Palestinian activists held protests around the world to mark the annual Prisoners Day on April 17 and demanded an end to security coordination between the Palestinian Authority and the Israeli occupation. The protests were held at the location of Palestine Liberation Organization offices under the name End Coordination in several cities including Gaza, Ramallah, Amman, Washington D.C., New York, San Diego, Berlin, Stockholm, and London. While there are no reports of clashes at most of the protests, Israeli forces fired gas canisters and rubber bullets at protestors in a dozen Palestinian cities.
Alaa Tartir, a postdoctoral researcher at the Centre on Conflict, Development, and Peacebuilding (CCDP) at the Graduate Institute of International and Development Studies (IHEID), defines security coordination in the latest issue of the Journal of Palestine Studies as “a defining feature of the [Palestinian Authority (PA)] security doctrine and a major source of tension between the Palestinian people and their leadership.” This is manifested “in a number of ways including: the [Palestinian Authority Security Forces (PASF)] arrest of Palestinian suspects wanted by Israel; the suppression of protests against Israeli soldiers and/or settlers; intelligence sharing between the IDF and the PASF; the revolving door between Israeli and PA jails through which Palestinian activists cycle successively for the same offenses; and regular joint Israeli-Palestinian meetings, workshops, and trainings.”
According to a poll by the Arab Center for Research and Policy Studies, 80% of Palestinians in the West Bank and Gaza oppose security coordination. Yet, despite its unpopularity, PA leader and PLO Chairman Mahmoud Abbas insisted that “security coordination is sacred” while speaking to a group of Israelis in May, 2014. More recently, on March 16, only ten days after the Israeli assassination of Basel al-Araj, a Palestinian youth organizer and intellectual, Abbas reiterated his support for security coordination and dismissed that it had any relationship with al-Araj’s death during an interview with Al Watan, a Qatari newspaper.
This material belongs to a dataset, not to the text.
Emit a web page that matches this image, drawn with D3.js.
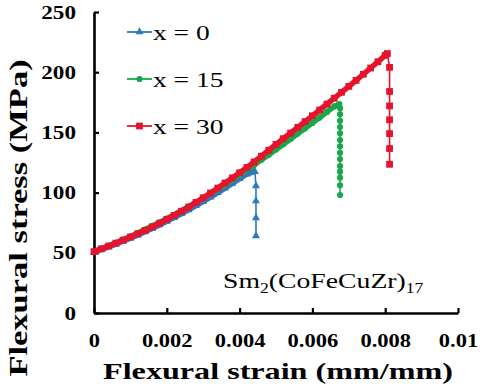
<!DOCTYPE html>
<html>
<head>
<meta charset="utf-8">
<script src="https://cdn.jsdelivr.net/npm/d3@7"></script>
<style>
  html, body { margin: 0; padding: 0; background: #fff; }
  svg { display: block; }
  text { font-family: 'Liberation Serif', 'Times New Roman', serif; fill: #000; }
</style>
</head>
<body>
<div id="chart"></div>
<script>

// Strain steps shared by the three loading curves (mm/mm).
const curveStrain = [
  0, 0.0002, 0.0004, 0.0006, 0.0008, 0.0010, 0.0012, 0.0014, 0.0016, 0.0018,
  0.0020, 0.0022, 0.0024, 0.0026, 0.0028, 0.0030, 0.0032, 0.0034, 0.0036, 0.0038,
  0.0040, 0.0042, 0.0044, 0.0046, 0.0048, 0.0050, 0.0052, 0.0054, 0.0056, 0.0058,
  0.0060, 0.0062, 0.0064, 0.0066, 0.0068, 0.0070, 0.0072, 0.0074, 0.0076, 0.0078,
  0.0080
];

// Flexural stress (MPa) along the curves.
const stressX0 = [
  50.5, 52.7, 54.9, 57.2, 59.6, 62.1, 64.7, 67.4, 70.2, 73.1,
  76.1, 79.2, 82.4, 85.7, 89.1, 92.6, 96.2, 99.9, 103.7, 107.6,
  111.5, 115.4, 117.4
];
const stressX15 = [
  51.0, 53.4, 55.8, 58.3, 60.9, 63.6, 66.4, 69.3, 72.3, 75.3,
  78.4, 81.6, 84.9, 88.3, 91.8, 95.4, 99.1, 102.9, 106.8, 110.8,
  114.8, 118.9, 123.0, 127.2, 131.5, 135.8, 140.2, 144.6, 149.0, 153.4,
  157.9, 162.4, 167.0, 171.6
];
const stressX30 = [
  51.0, 53.3, 55.6, 58.0, 60.5, 63.1, 65.8, 68.6, 71.5, 74.6,
  77.8, 81.1, 84.5, 88.0, 91.8, 95.7, 99.7, 103.8, 108.0, 112.2,
  116.5, 120.9, 125.5, 130.3, 135.2, 140.0, 144.8, 149.5, 154.2, 159.0,
  163.8, 168.6, 173.5, 178.4, 183.3, 188.2, 193.2, 198.3, 203.5, 208.7,
  214.0
];

// Peak point and the fracture drop after it.
const peakX0 = [0.00442, 117.4];
const peakX15 = [0.00674, 173.6];
const peakX30 = [0.00806, 215.5];
const dropStrain = [0.00445, 0.00676, 0.00812];
const dropX0 = [105.5, 93.0, 79.0, 64.0];
const dropX15 = [170, 165, 159.6, 154.4, 149.2, 143.6, 138.4, 133.1, 127.9, 122.1, 117.4, 112.4, 106.1, 98];
const dropX30 = [204, 184, 172, 160.5, 149, 136.6, 123.5];

const seriesNames = ['x = 0', 'x = 15', 'x = 30'];

const xTicks = [0, 0.002, 0.004, 0.006, 0.008, 0.01];
const xTickLabels = ['0', '0.002', '0.004', '0.006', '0.008', '0.01'];
const yTicks = [0, 50, 100, 150, 200, 250];


const width = 480;
const height = 391;
const colors = ['#2e78c0', '#18a84c', '#e5142c'];
const symbols = [d3.symbolTriangle, d3.symbolCircle, d3.symbolSquare];
const symbolSizes = [28, 30, 46];

const svg = d3.select('#chart').append('svg')
  .attr('width', width)
  .attr('height', height);

const x = d3.scaleLinear().domain([0, 0.01]).range([94, 458]);
const y = d3.scaleLinear().domain([0, 250]).range([313, 12]);


/**
 * Curve points up to the peak, and peak plus drop points.
 */
function build(stress, peak, dStrain, drop) {
  let curve = stress.map((s, i) => [curveStrain[i], s]);
  curve.push(peak);
  let fall = [peak].concat(drop.map(s => [dStrain, s]));
  return { curve: curve, fall: fall };
}

const series = [
  build(stressX0, peakX0, dropStrain[0], dropX0),
  build(stressX15, peakX15, dropStrain[1], dropX15),
  build(stressX30, peakX30, dropStrain[2], dropX30)
];


// Axes, ticks pointing inward.
const xAxis = svg.append('g')
  .attr('transform', `translate(0,${y(0)})`)
  .call(d3.axisBottom(x)
    .tickValues(xTicks)
    .tickFormat((d, i) => xTickLabels[i])
    .tickSizeInner(-5)
    .tickSizeOuter(0)
    .tickPadding(21));

const yAxis = svg.append('g')
  .attr('transform', `translate(${x(0)},0)`)
  .call(d3.axisLeft(y)
    .tickValues(yTicks)
    .tickFormat(d3.format('d'))
    .tickSizeInner(-5)
    .tickSizeOuter(0)
    .tickPadding(18));

[xAxis, yAxis].forEach(g => {
  g.select('.domain').attr('stroke', '#000').attr('stroke-width', 2.6);
  g.selectAll('.tick line').attr('stroke', '#000').attr('stroke-width', 2.2);
  g.selectAll('text')
    .attr('font-family', null)
    .style('font-weight', 'bold');
});

xAxis.selectAll('text')
  .attr('font-size', 18)
  .attr('transform', 'scale(1.25,1)')
  .attr('x', 0);

yAxis.selectAll('text')
  .attr('font-size', 19)
  .attr('x', null)
  .attr('transform', 'translate(-18,0) scale(1.22,1)');


// The curves: thick band of dense markers, thin line on the drop.
const line = d3.line().x(d => x(d[0])).y(d => y(d[1]));

series.forEach((s, i) => {
  let g = svg.append('g');

  g.append('path')
    .attr('d', line(s.curve))
    .attr('fill', 'none')
    .attr('stroke', colors[i])
    .attr('stroke-width', 5.5)
    .attr('stroke-linejoin', 'round');

  g.append('path')
    .attr('d', line(s.fall))
    .attr('fill', 'none')
    .attr('stroke', colors[i])
    .attr('stroke-width', 1.6);

  g.selectAll('path.mark')
    .data(s.curve.concat(s.fall.slice(1)))
    .join('path')
    .attr('class', 'mark')
    .attr('d', d3.symbol(symbols[i], symbolSizes[i]))
    .attr('transform', d => `translate(${x(d[0])},${y(d[1])})`)
    .attr('fill', colors[i]);
});


// Legend.
const legend = svg.append('g');
const legendY = [32, 79, 126];

seriesNames.forEach((name, i) => {
  let row = legend.append('g').attr('transform', `translate(127,${legendY[i]})`);

  row.append('line')
    .attr('x1', 0).attr('x2', 25)
    .attr('stroke', colors[i])
    .attr('stroke-width', 1.8);

  row.append('path')
    .attr('d', d3.symbol(symbols[i], symbolSizes[i]))
    .attr('transform', 'translate(12.5,0)')
    .attr('fill', colors[i]);

  row.append('text')
    .attr('transform', 'translate(26,0) scale(1.25,1)')
    .attr('dy', '0.35em')
    .attr('font-size', 22)
    .text(name);
});


// Composition label.
const label = svg.append('text')
  .attr('transform', 'translate(223,288) scale(1.26,1)')
  .attr('font-size', 22);
label.append('tspan').text('Sm');
label.append('tspan').attr('font-size', 14).attr('dy', 5).text('2');
label.append('tspan').attr('dy', -5).text('(CoFeCuZr)');
label.append('tspan').attr('font-size', 14).attr('dy', 5).text('17');


// Axis titles.
svg.append('text')
  .attr('transform', 'translate(278,379) scale(1.34,1)')
  .attr('text-anchor', 'middle')
  .attr('font-size', 24)
  .attr('font-weight', 'bold')
  .text('Flexural strain (mm/mm)');

svg.append('text')
  .attr('transform', 'translate(27,218) rotate(-90) scale(1.38,1)')
  .attr('text-anchor', 'middle')
  .attr('font-size', 25)
  .attr('font-weight', 'bold')
  .text('Flexural stress (MPa)');

</script>
</body>
</html>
Palestinian activists and human rights organizers fiercely disagreed, as they condemned the assassination of al-Araj, describing it as a direct result of security coordination. In the wake of his death, they launched an online campaign to challenge Abbas’ positions. For them, Prisoners Day was an opportunity to push their demand further as it coincided with a call to end security coordination by veteran Palestinian political prisoner Marwan Barghouti, who is now in his 10th day of an open Freedom and Dignity hunger strike along with 1500 other prisoners in Israeli jails.
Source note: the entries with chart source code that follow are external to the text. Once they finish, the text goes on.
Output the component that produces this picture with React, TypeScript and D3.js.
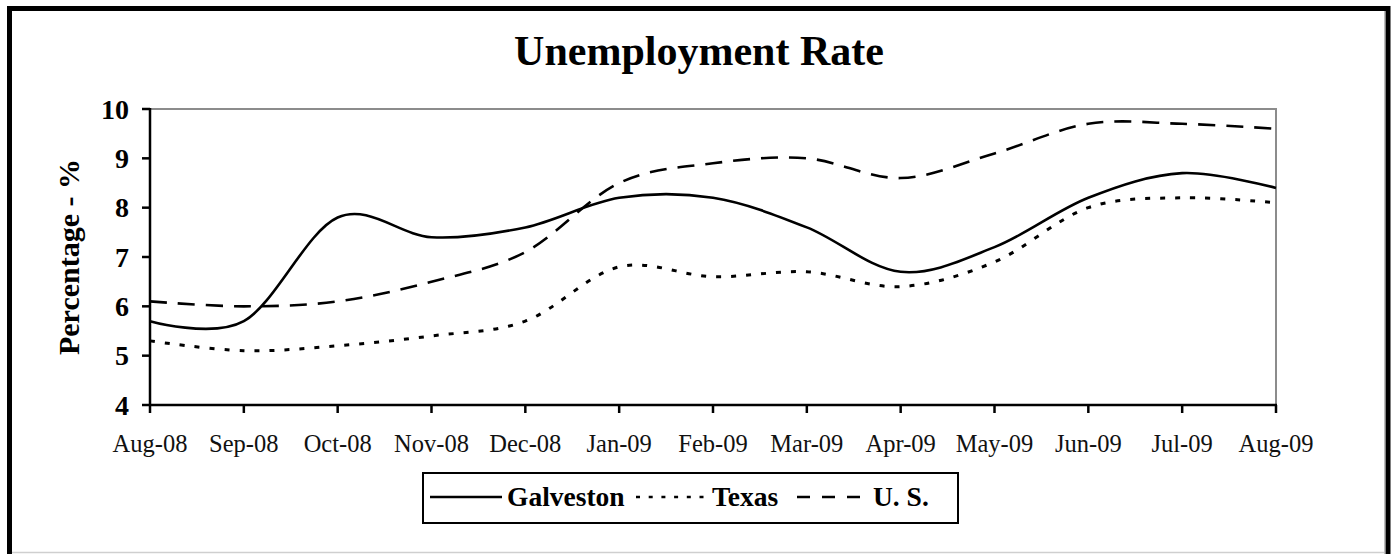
import React from "react";
import * as d3 from "d3";

const months = ["Aug-08","Sep-08","Oct-08","Nov-08","Dec-08","Jan-09","Feb-09","Mar-09","Apr-09","May-09","Jun-09","Jul-09","Aug-09"];
const galveston = [5.7,5.7,7.8,7.4,7.6,8.2,8.2,7.6,6.7,7.2,8.2,8.7,8.4];
const texas = [5.3,5.1,5.2,5.4,5.7,6.8,6.6,6.7,6.4,6.9,8.0,8.2,8.1];
const us = [6.1,6.0,6.1,6.5,7.1,8.5,8.9,9.0,8.6,9.1,9.7,9.7,9.6];
const yTicks = [4,5,6,7,8,9,10];

const W = 1393, H = 554;
const L = 150, R = 1276, T = 109, B = 405;
const FONT = "'Liberation Serif', 'Times New Roman', serif";

export default function App() {
  const x = d3.scalePoint<string>().domain(months).range([L, R]);
  const y = d3.scaleLinear().domain([4, 10]).range([B, T]);
  const line = d3.line<number>()
    .x((_, i) => x(months[i]) as number)
    .y((d) => y(d))
    .curve(d3.curveCardinal.tension(0));

  const series = [
    { name: "Galveston", data: galveston, dash: undefined as string | undefined, width: 2.6 },
    { name: "Texas", data: texas, dash: "5,10", width: 3 },
    { name: "U. S.", data: us, dash: "17,11", width: 2.6 },
  ];

  return (
    <svg width={W} height={H} style={{ position: "absolute", left: 0, top: 0, background: "#fff" }} fontFamily={FONT}>
      <rect x={0} y={0} width={W} height={H} fill="#fff" />
      <line x1={12} x2={1385} y1={552.5} y2={552.5} stroke="#cfcfcf" strokeWidth={1.5} />
      <line x1={1384.5} x2={1384.5} y1={11} y2={554} stroke="#bdbdbd" strokeWidth={1} />
      <rect x={9.5} y={8.5} width={1378.5} height={600} fill="none" stroke="#000" strokeWidth={5} />

      <text x={699} y={65} textAnchor="middle" fontSize={42} fontWeight="bold" fontFamily={FONT}>Unemployment Rate</text>

      <line x1={L} x2={R + 1} y1={T} y2={T} stroke="#8c8c8c" strokeWidth={2} />
      <line x1={R} x2={R} y1={T} y2={B} stroke="#8c8c8c" strokeWidth={2} />

      {series.map((s) => (
        <path key={s.name} d={line(s.data) as string} fill="none" stroke="#000" strokeWidth={s.width} strokeDasharray={s.dash} />
      ))}

      <line x1={L} x2={L} y1={T - 1} y2={B + 1} stroke="#000" strokeWidth={2.5} />
      <line x1={L - 1} x2={R + 1} y1={B} y2={B} stroke="#000" strokeWidth={2.5} />
      {yTicks.map((t) => (
        <g key={t}>
          <line x1={L - 8} x2={L} y1={y(t)} y2={y(t)} stroke="#000" strokeWidth={2.5} />
          <text x={129} y={y(t)} dy="0.34em" textAnchor="end" fontSize={28} fontWeight="bold" fontFamily={FONT}>{t}</text>
        </g>
      ))}
      {months.map((m) => (
        <g key={m}>
          <line x1={x(m)} x2={x(m)} y1={B} y2={B + 8} stroke="#000" strokeWidth={2.5} />
          <text x={x(m)} y={452} textAnchor="middle" fontSize={24.5} fontFamily={FONT} fill="#111">{m}</text>
        </g>
      ))}
      <text transform={`translate(79,${(T + B) / 2}) rotate(-90)`} textAnchor="middle" fontSize={30} fontWeight="bold" fontFamily={FONT}>Percentage - %</text>

      <rect x={423} y={473} width={535} height={50} fill="#fff" stroke="#000" strokeWidth={2} />
      <line x1={430} x2={502} y1={497} y2={497} stroke="#000" strokeWidth={2.5} />
      <text x={507} y={506} fontSize={27.5} fontWeight="bold" fontFamily={FONT}>Galveston</text>
      <line x1={636} x2={712} y1={497} y2={497} stroke="#000" strokeWidth={2.5} strokeDasharray="4,8.7" />
      <text x={712} y={506} fontSize={27.5} fontWeight="bold" fontFamily={FONT}>Texas</text>
      <line x1={797} x2={862} y1={497} y2={497} stroke="#000" strokeWidth={2.5} strokeDasharray="13,12" />
      <text x={873} y={506} fontSize={27.5} fontWeight="bold" fontFamily={FONT}>U. S.</text>
    </svg>
  );
}
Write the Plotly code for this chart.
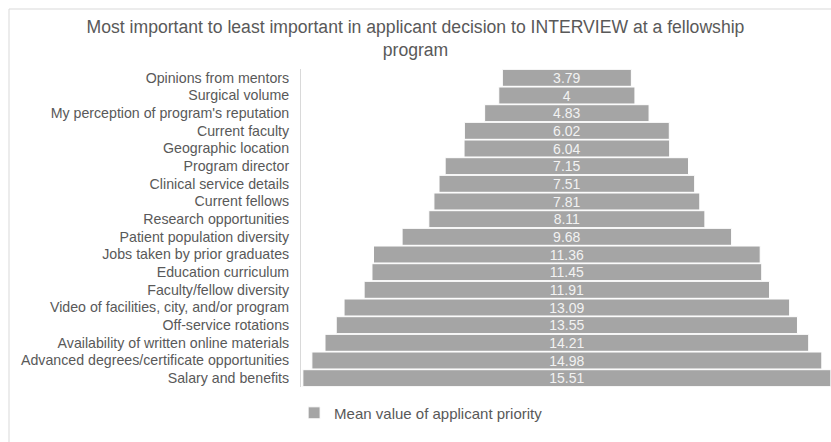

Although popular protests against security coordination are a relatively recent phenomenon, it must be understood that the security arrangement between the Palestinian Authority and Israel is grounded in nearly twenty five years of the “peace process” as a product of the 1993/94 Oslo Accords.
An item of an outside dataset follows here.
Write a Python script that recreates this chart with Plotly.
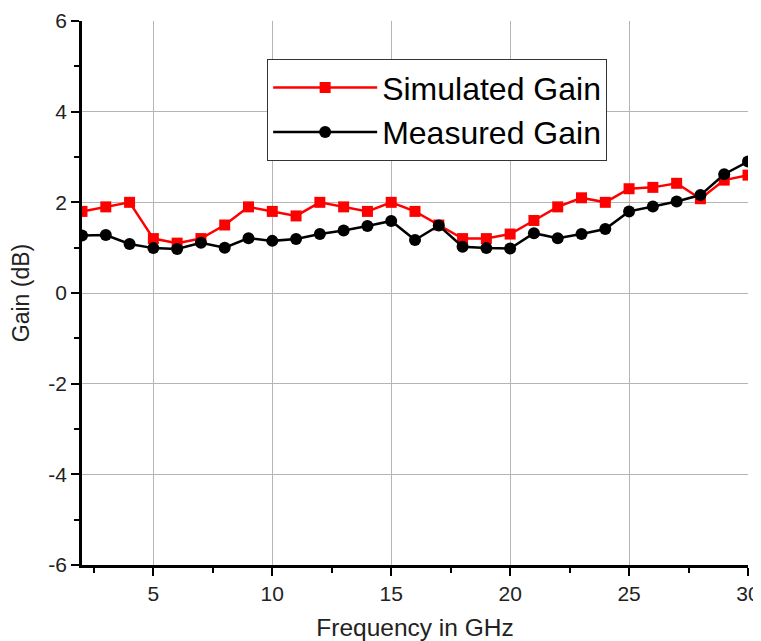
import plotly.graph_objects as go

freq = list(range(2, 31))
simulated = [1.8, 1.9, 2.0, 1.2, 1.1, 1.2, 1.5, 1.9, 1.8, 1.7, 2.0, 1.9, 1.8, 2.0, 1.8,
             1.5, 1.2, 1.2, 1.3, 1.6, 1.9, 2.1, 2.0, 2.3, 2.33, 2.42, 2.08, 2.49, 2.6]
measured = [1.27, 1.28, 1.08, 0.99, 0.97, 1.11, 1.0, 1.21, 1.15, 1.19, 1.3, 1.38, 1.48, 1.59, 1.17,
            1.49, 1.02, 0.99, 0.98, 1.32, 1.21, 1.3, 1.41, 1.8, 1.91, 2.02, 2.16, 2.62, 2.9]

x_ticks = [5, 10, 15, 20, 25, 30]
y_ticks = [-6, -4, -2, 0, 2, 4, 6]
y_tick_labels = ["-6", "-4", "-2", "0", "2", "4", "6"]

font_family = "Liberation Sans, Arial, sans-serif"

fig = go.Figure()
fig.add_trace(go.Scatter(
    x=freq, y=simulated, mode="lines+markers", name="Simulated Gain",
    line=dict(color="#ff0000", width=2.5),
    marker=dict(symbol="square", size=11, color="#ff0000"),
))
fig.add_trace(go.Scatter(
    x=freq, y=measured, mode="lines+markers", name="Measured Gain",
    line=dict(color="#000000", width=2.5),
    marker=dict(symbol="circle", size=12, color="#000000"),
))

fig.update_layout(
    width=753, height=633,
    margin=dict(l=74, r=13, t=13, b=76, autoexpand=False),
    paper_bgcolor="white", plot_bgcolor="white",
    font=dict(family=font_family, color="#111111"),
    showlegend=True,
    legend=dict(
        x=0.278, y=0.93, xanchor="left", yanchor="top",
        bgcolor="white", bordercolor="#333333", borderwidth=1,
        font=dict(size=32, color="#000000", family=font_family),
        itemwidth=104, tracegroupgap=0,
    ),
    xaxis=dict(
        range=[2, 30], tickvals=x_ticks, ticks="outside", ticklen=8, tickwidth=2,
        tickcolor="black", showline=True, linewidth=2.5, linecolor="black",
        showgrid=True, gridcolor="#b5b5b5", gridwidth=1, zeroline=False,
        automargin=False,
        tickfont=dict(size=21, color="#222222"),
        minor=dict(dtick=2.5, tick0=0, ticks="outside", ticklen=5, tickwidth=2,
                   tickcolor="black", showgrid=False),
        title=dict(text="Frequency in GHz", font=dict(size=24.5, color="#222222"), standoff=16),
    ),
    yaxis=dict(
        range=[-6, 6], tickvals=y_ticks, ticktext=y_tick_labels, ticks="outside",
        ticklen=8, tickwidth=2,
        tickcolor="black", showline=True, linewidth=2.5, linecolor="black",
        showgrid=True, gridcolor="#b5b5b5", gridwidth=1, zeroline=False,
        automargin=False,
        tickfont=dict(size=21, color="#222222"),
        minor=dict(dtick=1, tick0=0, ticks="outside", ticklen=5, tickwidth=2,
                   tickcolor="black", showgrid=False),
        title=dict(text="Gain (dB)", font=dict(size=23, color="#222222"), standoff=22),
    ),
    xaxis2=dict(
        overlaying="x", side="top", anchor="y", range=[0, 5], dtick=1, tick0=0,
        ticks="inside", ticklen=8, tickwidth=2, tickcolor="black",
        showline=True, linewidth=2.5, linecolor="black", showgrid=False,
        zeroline=False, showticklabels=False, automargin=False,
        minor=dict(dtick=0.5, tick0=0, ticks="inside", ticklen=4, tickwidth=2,
                   tickcolor="black", showgrid=False),
    ),
    yaxis2=dict(
        overlaying="y", side="right", anchor="x", range=[0, 5], dtick=1, tick0=0,
        ticks="inside", ticklen=8, tickwidth=2, tickcolor="black",
        showline=True, linewidth=2.5, linecolor="black", showgrid=False,
        zeroline=False, showticklabels=False, automargin=False,
        minor=dict(dtick=0.5, tick0=0, ticks="inside", ticklen=4, tickwidth=2,
                   tickcolor="black", showgrid=False),
    ),
)

fig.write_html("out.html")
In his article, Criminalizing Resistance: The Cases of Balata and Jenin Refugee Camps, Tartir traces this relationship based on field research in the Balata and Jenin refugee camps. One of the key features of security coordination is the role of the U.S. and the financial assistance it provides to the Palestinian Authority, a sizable portion of which is strictly dedicated to bolstering the PASF. Tartir notes that since 2007 these forces “were often referred to as “the Dayton forces,” in reference to U.S. Lt. Gen. Keith Dayton, the chief architect of the United States Security Coordinators team (USSC) responsible for training the nine battalions that carried out the security campaigns in Balata and Jenin refugee camps.”
“In a 2009 speech in Washington, Dayton saluted the “new Palestinian men” his team had created and quoted senior IDF commanders as asking him, “How many more of these new Palestinians can you generate, and how quickly?” The U.S. general also referenced the words of a senior Palestinian official speaking to a graduating class of PASF troops in Jordan that were trained under USSC auspices. “You were not sent here to learn how to fight Israel,” Dayton quoted the official as saying, “but you were rather sent here to learn how to keep law and order, respect the right of all of our citizens, and implement the rule of law so that we can live in peace and security with Israel.”
Given such an arrangement, which represses any forms of Palestinian resistance to an unending occupation, the public outrage is unsurprising. Aarab Barghouti, the son of Marwan Barghouti, called for a show of solidarity with the prisoners by drinking saltwater, a symbol of prisoner hunger strikes, and challenged Mohammed Assaf, the iconic Palestinian winner of Arab Idol, to participate in the #SaltWaterChallenge. Barghouti’s video quickly inspired many Palestinians to show their support including families of many prisoners, human rights advocates, star athletes, as well as Arab pop icons.